To a Nice Girl


  Hi, nice girl. I'm kinda surprised you even smiled at me. I kinda thought you
were out of my league, and that you probably wouldn't want anything to do with
me. Granted you seem to be really sweet, but also sort of shy and quiet as
well. And definitely well-dressed, and very proper.  That and the fact that you
are incredibly beautiful. A classic, timeless beauty, like I can tell that in
30 years you will still be gorgeous. I would tell you  but I don't know how you 
would take it, or what you would even think about me giving you a compliment 
in the first place.
   But you did smile at me, and even talk to me, and seemed friendly,
in your quiet way. What did you think when I asked you out? Why did you say
yes? Just to be friendly, polite, accept once and deal with it, 
but then hopefully avoid further personal contact? If that's it, I wish you
would have just said no in the first place. Nip it in the bud, and then at
least I'd know. Know not to wonder about what now, or if I should call you or
what you think about me, or if you ever want to hear from me again.
 And then why do I want you to? I mean, sure you're beautiful, smart, quiet,
nice, sensible and solid, but I don't really even know you, and it seems like
our lifestyle differences are somewhat large. But then that just questions
where I am versus where I might want to be, and where I was raised to think I
should be and maybe subconsciously really all I do want is to settle down in a
nice house, with a great wife and raise our kids, and have a wonderful happy
family. I really think there's a lot to that, and maybe I'm just reading all
that into you, thinking that's the kind of person you might be. Maybe I just
want you to be like that, so you can help me be that way also.

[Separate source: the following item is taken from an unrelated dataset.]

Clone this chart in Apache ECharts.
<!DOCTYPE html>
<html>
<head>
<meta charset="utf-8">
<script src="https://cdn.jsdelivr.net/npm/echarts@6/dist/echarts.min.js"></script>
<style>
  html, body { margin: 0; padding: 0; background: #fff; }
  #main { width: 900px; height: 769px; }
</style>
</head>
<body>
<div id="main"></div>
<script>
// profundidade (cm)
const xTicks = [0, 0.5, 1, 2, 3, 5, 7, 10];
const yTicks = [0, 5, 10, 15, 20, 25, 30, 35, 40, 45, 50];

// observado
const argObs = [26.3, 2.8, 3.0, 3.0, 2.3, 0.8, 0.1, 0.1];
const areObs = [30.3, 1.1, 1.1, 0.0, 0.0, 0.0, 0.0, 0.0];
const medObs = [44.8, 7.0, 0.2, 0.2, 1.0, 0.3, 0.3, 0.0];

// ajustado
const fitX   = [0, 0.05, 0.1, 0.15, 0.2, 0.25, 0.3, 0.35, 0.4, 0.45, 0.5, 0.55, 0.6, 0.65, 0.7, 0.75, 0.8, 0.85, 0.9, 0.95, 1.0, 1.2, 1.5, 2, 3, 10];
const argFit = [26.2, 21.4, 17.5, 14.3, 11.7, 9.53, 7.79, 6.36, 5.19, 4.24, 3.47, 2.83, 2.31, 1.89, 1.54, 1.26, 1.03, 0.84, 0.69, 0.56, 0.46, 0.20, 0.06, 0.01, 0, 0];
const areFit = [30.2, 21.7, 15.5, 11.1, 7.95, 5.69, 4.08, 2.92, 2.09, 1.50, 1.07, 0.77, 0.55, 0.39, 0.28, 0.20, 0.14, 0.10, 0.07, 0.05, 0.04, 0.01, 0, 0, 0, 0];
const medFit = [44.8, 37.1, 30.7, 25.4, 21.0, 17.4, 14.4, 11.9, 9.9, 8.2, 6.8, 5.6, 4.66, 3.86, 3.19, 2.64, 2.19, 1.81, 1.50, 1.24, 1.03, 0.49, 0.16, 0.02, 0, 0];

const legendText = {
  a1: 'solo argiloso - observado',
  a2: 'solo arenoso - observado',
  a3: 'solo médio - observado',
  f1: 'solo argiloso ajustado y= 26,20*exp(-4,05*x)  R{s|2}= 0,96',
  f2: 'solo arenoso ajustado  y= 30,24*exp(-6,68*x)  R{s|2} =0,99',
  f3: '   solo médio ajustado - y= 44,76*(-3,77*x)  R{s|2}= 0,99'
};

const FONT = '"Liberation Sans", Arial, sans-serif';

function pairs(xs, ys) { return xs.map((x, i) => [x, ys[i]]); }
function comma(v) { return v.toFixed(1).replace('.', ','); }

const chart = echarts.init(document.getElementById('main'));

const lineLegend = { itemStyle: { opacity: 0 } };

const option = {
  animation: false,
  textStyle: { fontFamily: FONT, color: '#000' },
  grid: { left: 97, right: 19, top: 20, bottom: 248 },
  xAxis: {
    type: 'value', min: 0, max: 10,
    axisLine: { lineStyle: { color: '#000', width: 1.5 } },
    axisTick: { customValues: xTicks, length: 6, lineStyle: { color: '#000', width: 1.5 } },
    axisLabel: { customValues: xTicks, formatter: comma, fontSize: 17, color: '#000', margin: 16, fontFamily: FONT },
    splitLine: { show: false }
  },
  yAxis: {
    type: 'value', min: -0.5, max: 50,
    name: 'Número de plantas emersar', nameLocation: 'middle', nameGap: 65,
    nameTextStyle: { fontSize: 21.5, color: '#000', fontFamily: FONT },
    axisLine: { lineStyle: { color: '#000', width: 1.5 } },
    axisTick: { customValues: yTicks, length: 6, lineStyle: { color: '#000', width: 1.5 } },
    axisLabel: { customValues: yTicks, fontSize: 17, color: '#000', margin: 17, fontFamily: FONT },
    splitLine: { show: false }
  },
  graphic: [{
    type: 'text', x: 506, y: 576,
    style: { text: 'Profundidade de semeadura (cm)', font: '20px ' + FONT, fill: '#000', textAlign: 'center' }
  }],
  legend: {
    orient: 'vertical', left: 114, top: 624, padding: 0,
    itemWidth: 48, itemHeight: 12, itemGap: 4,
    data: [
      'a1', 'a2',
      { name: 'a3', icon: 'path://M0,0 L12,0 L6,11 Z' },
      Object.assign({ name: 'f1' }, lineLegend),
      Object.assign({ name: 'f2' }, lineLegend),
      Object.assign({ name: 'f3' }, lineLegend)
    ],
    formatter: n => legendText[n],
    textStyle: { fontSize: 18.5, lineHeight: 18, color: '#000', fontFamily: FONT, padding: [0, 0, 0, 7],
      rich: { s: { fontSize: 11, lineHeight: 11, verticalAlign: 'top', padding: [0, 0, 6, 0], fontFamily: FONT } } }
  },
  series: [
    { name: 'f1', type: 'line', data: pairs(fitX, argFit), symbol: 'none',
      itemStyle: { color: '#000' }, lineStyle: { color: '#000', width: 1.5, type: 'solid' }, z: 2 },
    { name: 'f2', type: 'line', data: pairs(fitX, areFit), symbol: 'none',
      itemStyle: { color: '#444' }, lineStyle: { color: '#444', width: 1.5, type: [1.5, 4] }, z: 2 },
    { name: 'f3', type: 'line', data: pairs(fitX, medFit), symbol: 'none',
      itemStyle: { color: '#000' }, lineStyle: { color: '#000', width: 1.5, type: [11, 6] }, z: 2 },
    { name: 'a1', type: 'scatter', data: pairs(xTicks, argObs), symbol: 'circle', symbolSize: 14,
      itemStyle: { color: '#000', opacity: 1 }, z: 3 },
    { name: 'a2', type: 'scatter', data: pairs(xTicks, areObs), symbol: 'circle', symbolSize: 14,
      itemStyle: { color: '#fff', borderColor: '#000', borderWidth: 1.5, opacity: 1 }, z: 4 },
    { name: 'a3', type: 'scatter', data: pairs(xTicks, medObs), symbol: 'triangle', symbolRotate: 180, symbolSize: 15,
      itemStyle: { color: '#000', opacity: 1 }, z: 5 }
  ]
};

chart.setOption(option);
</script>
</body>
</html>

  Despite my "I'm not normal" image that I work so hard on, I really am a
pretty nice, even dare I say the words, old-fashioned, kind of person. I have a
good solid job, savings, and cars. I had a pretty darn good childhood growing
up in an almost stereotypical happy household, mom, dad, sis, dinner together,
family vacations, just about picture perfect. With all the horror stories of
divorce and abuse and adultery, I sure would like to think that one day I might
have it half as good as my folks.
  Maybe that's what I see in you. What do you see in me? Anything? do you want
to see anything? Are you even looking?